The guide should include:

the task goal and expected output files
the minimum schemas or file formats the agent must generate
the intended workflow
fast checks the agent should run before final validation
examples or references to existing standard implementations
constraints around secrets, idempotence, generated files, and project-specific guidance
when plugin source may be read as a fallback

For project-specific tasks, tell the agent to read normal project guidance such as AGENTS.md, README files, package manifests, and tests. Do not require the project guidance to be task-specific; it should remain the ordinary project setup and testing documentation.

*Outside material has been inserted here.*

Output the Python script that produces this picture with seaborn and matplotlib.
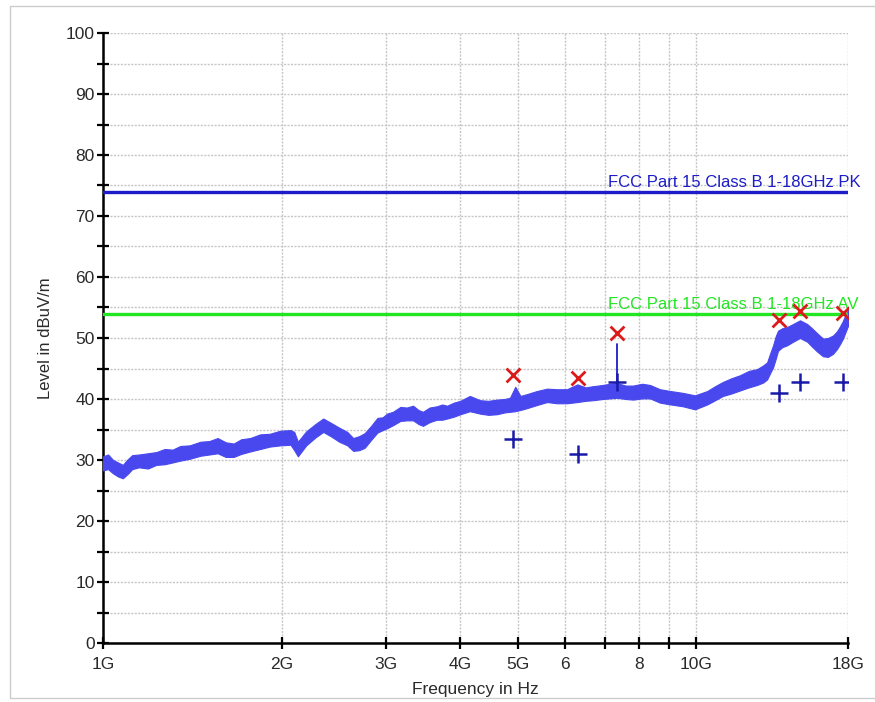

Installed-Bundle Real-Model Tests

Real-model tests for specialized agents should use the installed bundle when the feature must work for installed users. The test should:

extract the bundle archive
start the bundled CLI/server with the default config
create a realistic fixture project
send a generic user request to the specialized agent
allow only the fixture paths and any bundled docs/source paths the agent may need
override auth/model only through normal config overrides
assert final artifacts and run independent validation after the model stops

The user prompt should stay generic. Project details should live in the fixture project docs and files. Task mechanics should live in the bundled guide.

When ChatGPT login auth is supported in a test, make it explicit. For example, use an env var such as CHATGPT_CREDENTIALS and set auth_mode: "chatgpt" plus the credentials path in the request overrides. Do not silently fall back from a requested credential mode to API-key mode.

Process Telemetry

Capture process-quality signals separately from final pass/fail:

total tool calls and tool calls by name
whether the agent read the guide
whether it read plugin source
whether it read example tests
generated files
syntax checks or cheap local tests attempted
final validation attempted
command failures observed

Use both soft and hard budgets:

soft tool-call limit: warn or report diagnostics, but allow a valid solution
hard tool-call limit: stop or fail the request
soft timeout: warn and continue so downstream validation can still be observed
hard timeout: fail and terminate the run

Soft-budget failures are instruction-tuning signals. Hard-budget failures are test failures.

Fixture Design

Fixtures should be small but realistic. Prefer real files, package manifests, git repositories, and tests over mocked internals. For multi-repository or multi-service workflows, initialize fixture repositories during test setup and clean them up through the test temp directory.

The assertion should check behavior, not exact text. Good assertions include:

required files exist and are executable
generated JSON matches expected shape
generated scripts pass shell syntax checks
a local no-Docker harness passes when custom transfer/setup behavior is generated
the final public validation command passes

Avoid test-only product shortcuts. If the realistic test exposes a product defect, keep the test realistic and fix the product code or document a follow-up task.

Documentation And Completion Notes

When the test exposes model confusion, update the guide first. Keep the developer message concise and generic. Record observed model behavior in task completion notes, including tool counts, timeouts, source reads, and remaining product issues.

If a passing test still exceeds a soft budget, treat it as functionally passing but performance-suspect. Do not hide product startup or dependency problems by only raising hard timeouts.